Stored data entries -
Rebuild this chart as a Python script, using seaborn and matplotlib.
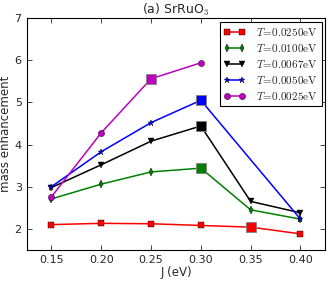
import matplotlib
matplotlib.use("Agg")
import matplotlib.pyplot as plt
import seaborn as sns
import pandas as pd

J = [0.15, 0.20, 0.25, 0.30, 0.35, 0.40]
J_blue = [0.15, 0.20, 0.25, 0.30, 0.40]
J_mag = [0.15, 0.20, 0.25, 0.30]

m_0250 = [2.10, 2.13, 2.12, 2.08, 2.04, 1.88]
m_0100 = [2.71, 3.06, 3.35, 3.44, 2.45, 2.23]
m_0067 = [2.98, 3.52, 4.08, 4.44, 2.65, 2.38]
m_0050 = [3.00, 3.83, 4.52, 5.05, 2.23]
m_0025 = [2.76, 4.28, 5.56, 5.94]

labels = ["0.0250", "0.0100", "0.0067", "0.0050", "0.0025"]

# highlighted (large square) points
hl_J = [0.35, 0.30, 0.30, 0.30, 0.25]
hl_m = [2.04, 3.44, 4.44, 5.05, 5.56]

sns.set_style("ticks")
plt.rcParams.update({
    "font.family": ["DejaVu Sans"],
    "mathtext.fontset": "cm",
    "xtick.direction": "in",
    "ytick.direction": "in",
    "xtick.top": True,
    "ytick.right": True,
    "axes.edgecolor": "black",
    "axes.linewidth": 0.8,
})

fig, ax = plt.subplots(figsize=(3.32, 2.83), dpi=100)
fig.subplots_adjust(left=0.08, right=0.98, top=0.936, bottom=0.117)

series = [(J, m_0250, "r", "s", 4), (J, m_0100, "g", "d", 4),
          (J, m_0067, "k", "v", 4.5), (J_blue, m_0050, "b", "*", 4.5),
          (J_mag, m_0025, "m", "o", 4.5)]
for (x, y, c, mk, ms), lab in zip(series, labels):
    df = pd.DataFrame({"J": x, "m": y})
    sns.lineplot(data=df, x="J", y="m", ax=ax, color=c, marker=mk,
                 markersize=ms, markeredgecolor="k", markeredgewidth=0.3,
                 linewidth=1.1, label=r"$T\!=\!%s\mathrm{eV}$" % lab)

hl_colors = ["r", "g", "k", "b", "m"]
for x, y, c in zip(hl_J, hl_m, hl_colors):
    ax.plot([x], [y], marker="s", color=c, markersize=7.5,
            markeredgecolor="0.5", markeredgewidth=0.6, linestyle="none")

ax.set_xlim(0.125, 0.425)
ax.set_ylim(1.5, 7)
ax.set_xticks([0.15, 0.20, 0.25, 0.30, 0.35, 0.40])
ax.set_xticklabels(["0.15", "0.20", "0.25", "0.30", "0.35", "0.40"])
ax.set_yticks([2, 3, 4, 5, 6, 7])
ax.tick_params(labelsize=8, length=3.5, width=0.6)
ax.set_xlabel("J (eV)", fontsize=8.5, labelpad=1)
ax.set_ylabel("mass enhancement", fontsize=8.5, labelpad=2)
ax.set_title(r"(a) SrRuO$_3$", fontsize=9, pad=2)
for s in ax.spines.values():
    s.set_visible(True)

leg = ax.legend(loc="upper right", fontsize=8, frameon=True, fancybox=False,
                edgecolor="black", framealpha=1, handlelength=1.9,
                numpoints=2, borderpad=0.4, labelspacing=0.35,
                handletextpad=1.0, borderaxespad=0,
                bbox_to_anchor=(0.99, 0.985))
leg.get_frame().set_linewidth(0.8)

fig.savefig("out.png", dpi=100)
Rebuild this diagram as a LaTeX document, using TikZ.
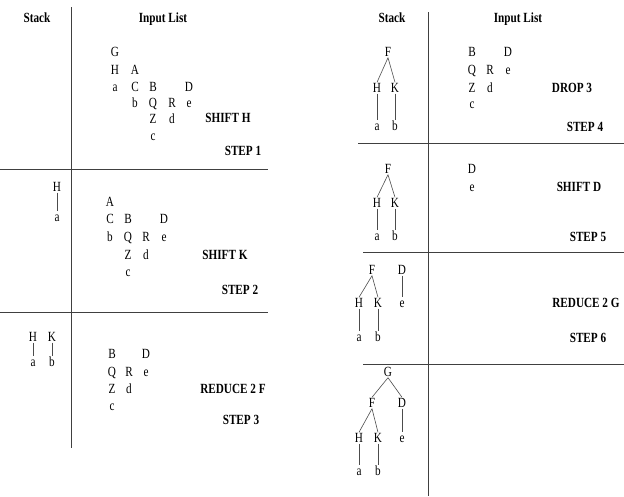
\documentclass[tikz,border=0pt]{standalone}
\usepackage{fontspec}
\newfontfamily\lf[FakeStretch=0.8]{Liberation Serif}
\begin{document}
\begin{tikzpicture}[x=1pt,y=-1pt,
  lt/.style={font=\lf\fontsize{14}{14}\selectfont, inner sep=1pt, text height=9pt, text depth=0pt},
  lbl/.style={font=\lf\bfseries\fontsize{14}{14}\selectfont, inner sep=1pt, text height=9pt, text depth=0pt},
  sep/.style={draw=black!75, line width=0.9pt},
  edge/.style={draw=black!70, line width=0.6pt}]
\useasboundingbox (0,0) rectangle (624,496);
% separators
\draw[sep] (71,7) -- (71,448);
\draw[sep] (0,169) -- (268,169);
\draw[sep] (0,312) -- (268,312);
\draw[sep] (428,12) -- (428,496);
\draw[sep] (358,143) -- (624,143);
\draw[sep] (363,252) -- (624,252);
\draw[sep] (363,364) -- (624,364);
% headers
\node[lbl] (hs1) at (37,18) {Stack};
\node[lbl] (hi1) at (163,18) {Input List};
\node[lbl] (hs2) at (392,18) {Stack};
\node[lbl] (hi2) at (518,18) {Input List};
% ---- step 1
\node[lt] (s1G) at (115,52) {G};
\node[lt] (s1H) at (115,70) {H};
\node[lt] (s1A) at (135,70) {A};
\node[lt] (s1a) at (115,87) {a};
\node[lt] (s1C) at (135,87) {C};
\node[lt] (s1B) at (153,87) {B};
\node[lt] (s1D) at (189,87) {D};
\node[lt] (s1b) at (135,103) {b};
\node[lt] (s1Q) at (153,103) {Q};
\node[lt] (s1R) at (172,103) {R};
\node[lt] (s1e) at (189,103) {e};
\node[lt] (s1Z) at (153,119) {Z};
\node[lt] (s1d) at (172,119) {d};
\node[lt] (s1c) at (153,136) {c};
\node[lbl] (op1) at (228,118) {SHIFT H};
\node[lbl] (st1) at (243,151) {STEP 1};
% ---- step 2
\node[lt] (t2H) at (57,187) {H};
\node[lt] (t2a) at (57,217) {a};
\draw[edge] (t2H) -- (t2a);
\node[lt] (s2A) at (110,202) {A};
\node[lt] (s2C) at (110,219) {C};
\node[lt] (s2B) at (128,219) {B};
\node[lt] (s2D) at (164,219) {D};
\node[lt] (s2b) at (110,237) {b};
\node[lt] (s2Q) at (128,237) {Q};
\node[lt] (s2R) at (146,237) {R};
\node[lt] (s2e) at (164,237) {e};
\node[lt] (s2Z) at (128,255) {Z};
\node[lt] (s2d) at (146,255) {d};
\node[lt] (s2c) at (128,272) {c};
\node[lbl] (op2) at (225,255) {SHIFT K};
\node[lbl] (st2) at (240,290) {STEP 2};
% ---- step 3
\node[lt] (t3H) at (33,337) {H};
\node[lt] (t3K) at (52,337) {K};
\node[lt] (t3a) at (33,362) {a};
\node[lt] (t3b) at (52,362) {b};
\draw[edge] (t3H) -- (t3a);
\draw[edge] (t3K) -- (t3b);
\node[lt] (s3B) at (112,354) {B};
\node[lt] (s3D) at (146,354) {D};
\node[lt] (s3Q) at (112,372) {Q};
\node[lt] (s3R) at (129,372) {R};
\node[lt] (s3e) at (146,372) {e};
\node[lt] (s3Z) at (112,389) {Z};
\node[lt] (s3d) at (129,389) {d};
\node[lt] (s3c) at (112,406) {c};
\node[lbl] (op3) at (233,389) {REDUCE 2 F};
\node[lbl] (st3) at (241,420) {STEP 3};
% ---- step 4
\node[lt] (t4F) at (388,52) {F};
\node[lt] (t4H) at (377,88) {H};
\node[lt] (t4K) at (395,88) {K};
\node[lt] (t4a) at (377,126) {a};
\node[lt] (t4b) at (395,126) {b};
\draw[edge] (t4F.south) -- (t4H.north);
\draw[edge] (t4F.south) -- (t4K.north);
\draw[edge] (t4H) -- (t4a);
\draw[edge] (t4K) -- (t4b);
\node[lt] (s4B) at (472,52) {B};
\node[lt] (s4D) at (508,52) {D};
\node[lt] (s4Q) at (472,70) {Q};
\node[lt] (s4R) at (490,70) {R};
\node[lt] (s4e) at (508,70) {e};
\node[lt] (s4Z) at (472,88) {Z};
\node[lt] (s4d) at (490,88) {d};
\node[lt] (s4c) at (472,104) {c};
\node[lbl] (op4) at (572,88) {DROP 3};
\node[lbl] (st4) at (585,127) {STEP 4};
% ---- step 5
\node[lt] (t5F) at (388,169) {F};
\node[lt] (t5H) at (377,203) {H};
\node[lt] (t5K) at (395,203) {K};
\node[lt] (t5a) at (377,236) {a};
\node[lt] (t5b) at (395,236) {b};
\draw[edge] (t5F.south) -- (t5H.north);
\draw[edge] (t5F.south) -- (t5K.north);
\draw[edge] (t5H) -- (t5a);
\draw[edge] (t5K) -- (t5b);
\node[lt] (s5D) at (472,169) {D};
\node[lt] (s5e) at (472,187) {e};
\node[lbl] (op5) at (579,187) {SHIFT D};
\node[lbl] (st5) at (588,237) {STEP 5};
% ---- step 6
\node[lt] (t6F) at (372,270) {F};
\node[lt] (t6D) at (402,270) {D};
\node[lt] (t6H) at (359,303) {H};
\node[lt] (t6K) at (378,303) {K};
\node[lt] (t6e) at (402,303) {e};
\node[lt] (t6a) at (359,337) {a};
\node[lt] (t6b) at (378,337) {b};
\draw[edge] (t6F.south) -- (t6H.north);
\draw[edge] (t6F.south) -- (t6K.north);
\draw[edge] (t6H) -- (t6a);
\draw[edge] (t6K) -- (t6b);
\draw[edge] (t6D) -- (t6e);
\node[lbl] (op6) at (586,303) {REDUCE 2 G};
\node[lbl] (st6) at (588,338) {STEP 6};
% ---- step 7
\node[lt] (t7G) at (388,372) {G};
\node[lt] (t7F) at (372,403) {F};
\node[lt] (t7D) at (402,403) {D};
\node[lt] (t7H) at (359,438) {H};
\node[lt] (t7K) at (378,438) {K};
\node[lt] (t7e) at (402,438) {e};
\node[lt] (t7a) at (359,471) {a};
\node[lt] (t7b) at (378,471) {b};
\draw[edge] (t7G.south) -- (t7F.north);
\draw[edge] (t7G.south) -- (t7D.north);
\draw[edge] (t7F.south) -- (t7H.north);
\draw[edge] (t7F.south) -- (t7K.north);
\draw[edge] (t7H) -- (t7a);
\draw[edge] (t7K) -- (t7b);
\draw[edge] (t7D) -- (t7e);
\end{tikzpicture}
\end{document}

Written instruction - Up to and including the line with "J_mag = [0.15, 0.20, 0.25, 0.30]", copy the data above from its first line. Skip pictures.

Solution to the problem -
Rebuild this chart as a Python script, using seaborn and matplotlib.
import matplotlib
matplotlib.use("Agg")
import matplotlib.pyplot as plt
import seaborn as sns
import pandas as pd

J = [0.15, 0.20, 0.25, 0.30, 0.35, 0.40]
J_blue = [0.15, 0.20, 0.25, 0.30, 0.40]
J_mag = [0.15, 0.20, 0.25, 0.30]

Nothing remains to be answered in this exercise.